Bielefeldt: Die Religionsfreiheit steht immer im Zusammenhang aller Menschenrechte. Wer Ja sagt zur Religionsfreiheit, sagt implizit auch Ja zur Meinungsfreiheit, zur Versammlungsfreiheit und zu anderen Freiheitsrechten, auch wenn das nicht immer allen klar ist.



KNA: Inwieweit können Politiker, die hierzulande für ein Kopftuchverbot etwa für muslimische Lehrerinnen an staatlichen Schulen eintreten, Religionsfreiheit anderswo glaubwürdig einfordern?

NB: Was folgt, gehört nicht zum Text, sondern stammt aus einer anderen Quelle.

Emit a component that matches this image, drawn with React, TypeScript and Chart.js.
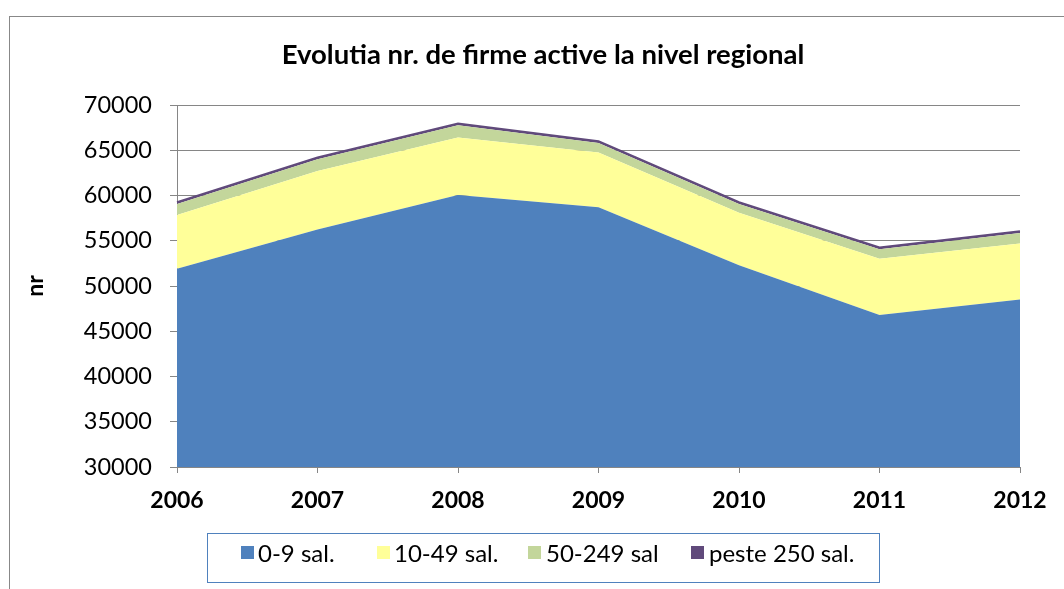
import React, { useEffect, useRef } from "react";
import { Chart, registerables } from "chart.js";

Chart.register(...registerables);

const years = ["2006", "2007", "2008", "2009", "2010", "2011", "2012"];
const firms0to9 = [51900, 56250, 60050, 58700, 52300, 46800, 48500];
const firms10to49 = [5950, 6450, 6350, 6050, 5800, 6200, 6200];
const firms50to249 = [1200, 1300, 1350, 1050, 950, 1050, 1150];
const firmsOver250 = [200, 200, 200, 200, 200, 200, 200];
const yTicks = [30000, 35000, 40000, 45000, 50000, 55000, 60000, 65000, 70000];

const seriesNames = ["0-9 sal.", "10-49 sal.", "50-249 sal", "peste 250 sal."];
const seriesColors = ["#4F81BD", "#FFFF99", "#C3D69B", "#604A7B"];

const FONT = "Lato, 'Open Sans', sans-serif";

export default function App() {
  const canvasRef = useRef<HTMLCanvasElement | null>(null);

  useEffect(() => {
    if (!canvasRef.current) return;
    const data = [firms0to9, firms10to49, firms50to249, firmsOver250];
    const chart = new Chart(canvasRef.current, {
      type: "line",
      data: {
        labels: years,
        datasets: data.map((d, i) => ({
          label: seriesNames[i],
          data: d,
          backgroundColor: seriesColors[i],
          borderColor: i === 3 ? seriesColors[3] : "rgba(0,0,0,0)",
          borderWidth: i === 3 ? 2 : 0,
          fill: i === 0 ? "origin" : "-1",
          pointRadius: 0,
          tension: 0,
        })),
      },
      options: {
        animation: false,
        responsive: false,
        maintainAspectRatio: false,
        layout: { padding: { left: 22, right: 44, top: 105, bottom: 72 } },
        plugins: {
          legend: { display: false },
          title: { display: false },
          tooltip: { enabled: false },
        },
        scales: {
          x: {
            type: "category",
            offset: false,
            grid: {
              drawOnChartArea: false,
              drawTicks: true,
              tickLength: 6,
              color: "#868686",
            },
            border: { color: "#868686", width: 1 },
            ticks: {
              color: "#000",
              font: { family: FONT, size: 23, weight: "bold" },
              padding: 14,
              maxRotation: 0,
            },
            afterFit: (scale: any) => {
              scale.height = 50;
            },
          },
          y: {
            stacked: true,
            min: 30000,
            max: 70000,
            afterBuildTicks: (scale: any) => {
              scale.ticks = yTicks.map((v) => ({ value: v }));
            },
            grid: {
              color: "#868686",
              drawTicks: true,
              tickLength: 7,
            },
            border: { color: "#868686", width: 1 },
            ticks: {
              color: "#000",
              font: { family: FONT, size: 23.5 },
              padding: 18,
              callback: (v: any) => String(v),
            },
            title: {
              display: true,
              text: "nr",
              color: "#000",
              font: { family: FONT, size: 23, weight: "bold" },
              padding: 0,
            },
            afterFit: (scale: any) => {
              scale.width = 155;
            },
          },
        },
      },
    });
    return () => chart.destroy();
  }, []);

  const legendItems = [
    { left: 241, textLeft: 258 },
    { left: 377, textLeft: 394 },
    { left: 528, textLeft: 546 },
    { left: 691, textLeft: 709 },
  ];

  return (
    <div
      style={{
        position: "fixed",
        left: 0,
        top: 0,
        width: 1064,
        height: 589,
        overflow: "hidden",
        background: "#fff",
        fontFamily: FONT,
      }}
    >
      <div
        style={{
          position: "absolute",
          left: 9,
          top: 16,
          width: 1100,
          height: 700,
          border: "1px solid #888",
          boxSizing: "border-box",
        }}
      />
      <canvas
        ref={canvasRef}
        width={1064}
        height={589}
        style={{ position: "absolute", left: 0, top: 0 }}
      />
      <div
        style={{
          position: "absolute",
          left: 0,
          width: 1086,
          top: 37,
          textAlign: "center",
          fontWeight: "bold",
          fontSize: 27.5,
          lineHeight: "34px",
          color: "#000",
        }}
      >
        Evolutia nr. de firme active la nivel regional
      </div>
      <div
        style={{
          position: "absolute",
          left: 207,
          top: 533,
          width: 673,
          height: 50,
          border: "1px solid #4F81BD",
          boxSizing: "border-box",
        }}
      />
      {legendItems.map((it, i) => (
        <React.Fragment key={i}>
          <div
            style={{
              position: "absolute",
              left: it.left,
              top: 546,
              width: 13,
              height: 13,
              background: seriesColors[i],
            }}
          />
          <div
            style={{
              position: "absolute",
              left: it.textLeft,
              top: 539,
              fontSize: 24,
              lineHeight: "28px",
              color: "#000",
              whiteSpace: "nowrap",
            }}
          >
            {seriesNames[i]}
          </div>
        </React.Fragment>
      ))}
    </div>
  );
}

Bielefeldt: Solche Kopftuchverbote sind zumindest sehr begründungsbedürftig. Für nicht legitim halte ich diejenigen Landesgesetze, die scheinbar generelle Verbotsregelungen enthalten, dann aber Ausnahmen für christliche Symbole vorsehen, und zwar mit dem Argument, dass diese ja allgemeine Kulturwerte repräsentierten.

Das sind Sophistereien, die nicht wirklich überzeugen können. Es ist im Übrigen auch für die christliche Symbolik nicht angemessen, wenn man sie zum staatlichen behüteten allgemeinen Kulturgut schlägt.



KNA: Ist es mit der Religionsfreiheit vereinbar, wenn der Staat muslimische Vereinigungen dazu drängt, sich nach Art der Kirchen zu organisieren, damit sie in die deutsche Rechtsordnung passen?

Bielefeldt: Unser System der Kooperation zwischen Staat und Religionsgemeinschaften muss sich öffnen für den religiösen und weltanschaulichen Pluralismus. Es ist nicht richtig, wenn Muslime nur dann partizipieren können, wenn sie sich nahtlos in die gegebenen Strukturen einpassen, wenn sie sich also im Grunde verkirchlichen. Umgekehrt steht der Staat in einer Bringschuld: Weil er sich zur Religionsfreiheit bekennt, muss er auch die Strukturen öffnen.



KNA: Inwieweit ist die Religionsfreiheit auch durch Kirchenkritiker bedroht?

Bielefeldt: Religionsfreiheit heißt nicht Schutz vor Kritik und Satire, auch dann nicht, wenn es in einer freiheitlichen Gesellschaft einmal ruppig zugeht. Denn Religionsfreiheit ist nicht eine Art Ehrschutz der Religionen, sondern ein Freiheitsrecht der Menschen.



Das Gespräch führte Gregor Krumpholz.